In questi ultimi mesi sono tornate al cuore dell’agenda politica il primato del diritto alla salute e la centralità del lavoro, come pure la sostenibilità ambientale e lo sviluppo tecnologico a misura d’uomo, ma anche la ricerca e l’istruzione.
In questo senso, la pandemia non può essere considerata una parentesi ma un forte invito a progettare insieme un futuro più giusto che possa restituire centralità alla persona umana e perseguire uno sviluppo orientato al bene comune.
Il Recovery Fund e il Next Generation EU vanno esattamente in questa direzione e rappresentano non solo la risposta europea alla crisi sanitaria e agli effetti che ha prodotto, ma anche un’opportunità per realizzare nuovi modelli capaci di conciliare crescita economica e sostenibilità e per riprendere in mano quella “solidarietà di fatto” che proprio Schuman nel 1950 pose a fondamento della costruzione europea.
Oggi, a distanza di 7l anni, l’Unione europea ha deciso di dare nuova linfa al progetto europeo istituendo la “Conferenza sul futuro dell’Europa”, un’iniziativa che ha l’obiettivo di coinvolgere attivamente le Istituzioni nazionali e locali, la società civile, i giovani, le Università, insieme ovviamente alle imprese, alla ricerca e al mondo del lavoro.
La Conferenza, inaugurata a Strasburgo lo scorso 9 maggio, proprio in occasione della Festa dell’ Europa, vuole essere non solo un momento di ascolto, di partecipazione e di elaborazione di idee ma anche un’opportunità per rafforzare la nostra democrazia di fronte di cambiamenti della società e alle sfide della globalizzazione. In questo momento così complesso servono grandi riforme e soprattutto c’è bisogno del contributo di tutti. Ecco perché dobbiamo valorizzare ancora di più quell’idea di cittadinanza globale e di cittadinanza solidale che sta alla base di una società aperta ed inclusiva. Non è accettabile un’economia senza morale, uno sviluppo senza giustizia, una crescita a scapito delle generazioni future.
È necessario quindi riappropriarci delle nostre radici e rimettere al centro del pensiero un’etica della persona, che vada oltre la semplice logica del profitto economico. Per farlo dobbiamo continuare ad abbattere i muri, ridurre le disuguaglianze e sentire la responsabilità di proteggere la nostra casa comune da coloro che scommettono su nuovi autoritarismi.
La pandemia quindi, non è una parentesi, ma un forte invito a proiettarci nel futuro, a rimanere uniti e a riscoprire – come ci invita a fare Papa Francesco – “un’Unione altruista fotto di relazioni umane”, che possa recuperare la progettualità dei padri fondatori, interpretare i cambiamenti del nostro tempo e aprirsi alla complessità del mondo.

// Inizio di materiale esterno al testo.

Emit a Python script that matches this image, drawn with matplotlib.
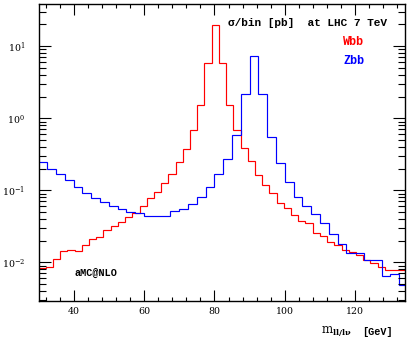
import numpy as np
import matplotlib
matplotlib.use("Agg")
import matplotlib.pyplot as plt
from matplotlib.ticker import MultipleLocator, LogLocator, NullFormatter, FixedLocator

# ---- data -------------------------------------------------------------
# Wbb: bins of width 2.05 GeV starting at 30 GeV
wbb_start = 30.0
wbb_width = 2.05
wbb = [0.0082, 0.0087, 0.0112, 0.0143, 0.0149, 0.0145, 0.0172, 0.0210,
       0.0226, 0.0280, 0.0315, 0.0360, 0.0420, 0.0480, 0.0612, 0.0774,
       0.0940, 0.1260, 0.1670, 0.2470, 0.3780, 0.6860, 1.540, 5.80,
       19.8, 5.80, 1.540, 0.6860, 0.3860, 0.2570, 0.1650, 0.1180,
       0.0920, 0.0666, 0.0568, 0.0455, 0.0377, 0.0356, 0.0259, 0.0233,
       0.0194, 0.0173, 0.0149, 0.0137, 0.0127, 0.0108, 0.0099, 0.0086,
       0.0078, 0.0077, 0.0077]

# Zbb: bins of width 2.5 GeV starting at 30 GeV
zbb_start = 30.0
zbb_width = 2.5
zbb = [0.245, 0.195, 0.168, 0.139, 0.112, 0.0908, 0.079, 0.0695,
       0.0605, 0.0545, 0.0505, 0.0485, 0.0436, 0.0436, 0.0445, 0.0517,
       0.0553, 0.064, 0.081, 0.111, 0.167, 0.269, 0.59, 2.17,
       7.36, 2.17, 0.543, 0.237, 0.129, 0.080, 0.0606, 0.0465,
       0.0348, 0.0248, 0.018, 0.0136, 0.0136, 0.0108, 0.0108, 0.0065,
       0.0069, 0.0049]

x_major = [40, 60, 80, 100, 120]
x_lim = (30, 134)
y_lim = (0.0029, 38.5)

# ---- figure -----------------------------------------------------------
plt.rcParams['font.family'] = ['DejaVu Serif']
plt.rcParams['mathtext.fontset'] = 'dejavuserif'
MONO = ['Liberation Mono', 'DejaVu Sans Mono']

fig = plt.figure(figsize=(4.07, 3.42), dpi=100)
W, H = 407, 342
ax = fig.add_axes([38.5 / W, 1 - 301 / H, 366 / W, 297 / H])

wbb_edges = wbb_start + wbb_width * np.arange(len(wbb) + 1)
zbb_edges = zbb_start + zbb_width * np.arange(len(zbb) + 1)

ax.stairs(wbb, wbb_edges, color='#ff0000', lw=0.85, baseline=None)
ax.stairs(zbb, zbb_edges, color='#0000ff', lw=0.85, baseline=None)

ax.set_yscale('log')
ax.set_xlim(*x_lim)
ax.set_ylim(*y_lim)

ax.xaxis.set_major_locator(FixedLocator(x_major))
ax.xaxis.set_minor_locator(MultipleLocator(4))
ax.yaxis.set_major_locator(LogLocator(base=10))
ax.yaxis.set_minor_locator(LogLocator(base=10, subs=np.arange(2, 10)))
ax.yaxis.set_minor_formatter(NullFormatter())

ax.tick_params(which='both', direction='in', top=True, right=True,
               width=0.8, labelsize=6.8)
ax.tick_params(axis='x', which='major', length=8, pad=4.5)
ax.tick_params(axis='x', which='minor', length=3)
ax.tick_params(axis='y', which='major', length=8.5, pad=9.5)
ax.tick_params(axis='y', which='minor', length=5)
for s in ax.spines.values():
    s.set_linewidth(1.0)

ax.text(0.517, 0.936, 'σ/bin [pb]  at LHC 7 TeV', transform=ax.transAxes,
        family=MONO, fontsize=8, fontweight='bold', va='center', ha='left')
ax.text(0.832, 0.873, 'Wbb', transform=ax.transAxes, color='#ff0000',
        family=MONO, fontsize=8.5, fontweight='bold', va='center', ha='left')
ax.text(0.832, 0.808, 'Zbb', transform=ax.transAxes, color='#0000ff',
        family=MONO, fontsize=8.5, fontweight='bold', va='center', ha='left')
ax.text(0.097, 0.095, 'aMC@NLO', transform=ax.transAxes,
        family=MONO, fontsize=7.3, fontweight='bold', va='center', ha='left')

fig.text(352 / W, 1 - 332 / H, r'$\mathrm{m}_{\mathbf{ll/l\nu}}$',
         fontsize=8.5, ha='right', va='center')
fig.text(393 / W, 1 - 332 / H, '[GeV]', family=MONO,
         fontsize=7.3, fontweight='bold', ha='right', va='center')

fig.savefig('out.png', dpi=100)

Tutto ciò ci impegna a definire quindi una nuova idea di Europa: un’Europa che ascolta, che si pone al servizio delle persone e che cerca convergenze sui grandi temi.
Come ci insegna Dante, sono le culture, l’idea dell’incontro e dell’accettazione dell’altro che plasmano – e continuano a plasmare il nostro continente e, se ci pensiamo bene, anche la nostra storia comune, la nostra identità europea. Non può esservi Europa senza Virgilio e la cultura classica, senza il patrimonio bizantino e la cultura germanica, senza l’ebraismo e le influenze islamiche.
Di fronte alle divisioni e alle conflittualità che vediamo ancora oggi in tante parti del mondo, è importante coltivare il dialogo, lavorare per la pace e immaginare le nazioni unite nel perseguimento di quella “virtute e canoscenza”, tanto cara al Sommo Poeta.
Di fronte alle sfide della contemporaneità è fondamentale quindi proteggere “i frammenti della nostra Europa”, riscoprire la sua identità, valorizzare i luoghi, le città, i borghi ma soprattutto proteggere la nostra coesione, ovvero il rapporto tra la nostra umanità e l’infinito, che rappresenta il fondamento stesso della nostra civiltà occidentale. Vi ringrazio!”.